High inflation amid muted GDP forecast could be a party pooper for markets

Topics RBI Policy | RBI | Inflation

Deepak Jasani - HDFC Securities
The Reserve Bank of India’s (RBI’s) fifth bi-monthly monetary policy announcement was majorly on expected lines as the markets were already factoring-in a status quo. That said, the policy statement looks a bit conservative with lower-than-expected upward revision in the gross domestic product (GDP) forecast and higher-than-expected inflation projection especially for H2FY22.

Furthermore, the RBI’s forecast of 5.2 per cent to 4.6 per cent inflation shows that the RBI expects reasonably high inflation well into the next fiscal year, which in my view, is rather cautious. For all we know, the inflation might begin subsiding post January 2021 once supply-side issues are addressed.

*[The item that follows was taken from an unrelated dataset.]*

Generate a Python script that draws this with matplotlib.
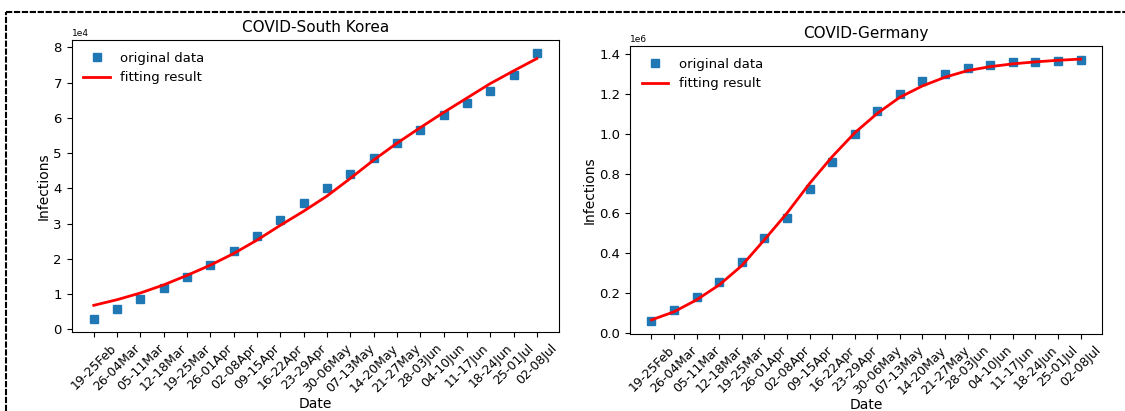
import matplotlib
matplotlib.use("Agg")
import matplotlib.pyplot as plt
from matplotlib.lines import Line2D

weeks = ["19-25Feb", "26-04Mar", "05-11Mar", "12-18Mar", "19-25Mar", "26-01Apr",
         "02-08Apr", "09-15Apr", "16-22Apr", "23-29Apr", "30-06May", "07-13May",
         "14-20May", "21-27May", "28-03Jun", "04-10Jun", "11-17Jun", "18-24Jun",
         "25-01Jul", "02-08Jul"]

korea_data = [3000, 5700, 8700, 11700, 14700, 18200, 22100, 26400, 31000, 35700,
              40000, 44000, 48500, 52800, 56500, 60700, 64100, 67600, 72100, 78300]
korea_fit = [6800, 8400, 10300, 12600, 15300, 18200, 21500, 25300, 29500, 33500,
             37800, 42800, 48000, 52800, 57200, 61500, 65600, 69700, 73300, 76800]

germany_data = [59000, 113000, 177000, 256000, 357000, 477000, 578000, 722000, 856000, 998000,
                1116000, 1202000, 1266000, 1303000, 1330000, 1347000, 1359000, 1362000, 1367000, 1369000]
germany_fit = [64000, 105000, 165000, 240000, 337000, 467000, 601000, 750000, 885000, 1005000,
               1103000, 1184000, 1241000, 1285000, 1318000, 1338000, 1352000, 1362000, 1370000, 1376000]

W, H, DPI = 1125, 411, 100
fig = plt.figure(figsize=(W / DPI, H / DPI), dpi=DPI)

def px_axes(x0, y0, x1, y1):
    return fig.add_axes([x0 / W, 1 - y1 / H, (x1 - x0) / W, (y1 - y0) / H])

ax1 = px_axes(71.6, 40, 559, 332)
ax2 = px_axes(630, 46, 1102, 334)

def draw(ax, data, fit, title, xpad):
    x = list(range(len(weeks)))
    ax.plot(x, data, 's', color='#1f77b4', markersize=6, label='original data')
    ax.plot(x, fit, '-', color='red', linewidth=2, label='fitting result')
    ax.set_xticks(x)
    ax.set_xticklabels(weeks, rotation=45, fontsize=9)
    ax.tick_params(axis='y', labelsize=9.5)
    ax.set_title(title, fontsize=11)
    ax.set_xlabel('Date', fontsize=10, labelpad=xpad)
    ax.set_ylabel('Infections', fontsize=10, labelpad=2)
    ax.ticklabel_format(axis='y', style='sci', scilimits=(0, 0))
    ax.yaxis.get_offset_text().set_fontsize(6.5)
    ax.legend(loc='upper left', frameon=False, fontsize=9.5)

draw(ax1, korea_data, korea_fit, 'COVID-South Korea', 1.5)
draw(ax2, germany_data, germany_fit, 'COVID-Germany', 0.5)
ax1.set_yticks([0, 10000, 20000, 30000, 40000, 50000, 60000, 70000, 80000])

# dashed frame
fig.add_artist(Line2D([5.5 / W, 1.0], [1 - 12.5 / H, 1 - 12.5 / H], transform=fig.transFigure,
                      color='black', linewidth=1.5, dashes=(3, 0.8)))
fig.add_artist(Line2D([5.5 / W, 5.5 / W], [0, 1 - 12.5 / H], transform=fig.transFigure,
                      color='black', linewidth=1.5, dashes=(3, 0.8)))

fig.savefig('out.png', dpi=DPI)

Therefore, given the RBI's projection, we may not see any further rate cut at least till mid-March 2021. It may also get postponed to next fiscal year.

On the liquidity front, the MPC also unanimously decided to continue with accommodative stance of the monetary, at least till the current financial year, and into next year to revive growth on a durable basis and mitigate the impact of Covid-19. In effect, the RBI has not withdrawn liquidity support from the markets which, although unexpected, bode well for the economy despite short-term rates being low.

Amid the expected policy outcome, the RBI has asked commercial banks to refrain from paying out dividends to shareholders for FY20. The decision makes sense as the outlook with respect to non-performing assets (NPAs) remains uncertain. In this situation, it is better to conserve banks’ capital.Therefore, shareholders won’t mind foregoing their dividends as long as the prices of the shares they hold remain largely intact.

Since the announcements are on the expected line, there aren't either positive or negative surprises for the markets. The euphoria in the banking space due to no withdrawal of liquidity may die out in a couple of days and bank stocks will go back to their original trajectory. The announcements will not impact the market trajectory in a big way.

That said, the bear camp, or the people who think markets are overvalued, have got more ammunition from the policy statement in terms of higher inflation projections and lower-than-expected GDP growth forecast. For them, predicting the topping out of markets has become easier, and these could eventually become a party pooper.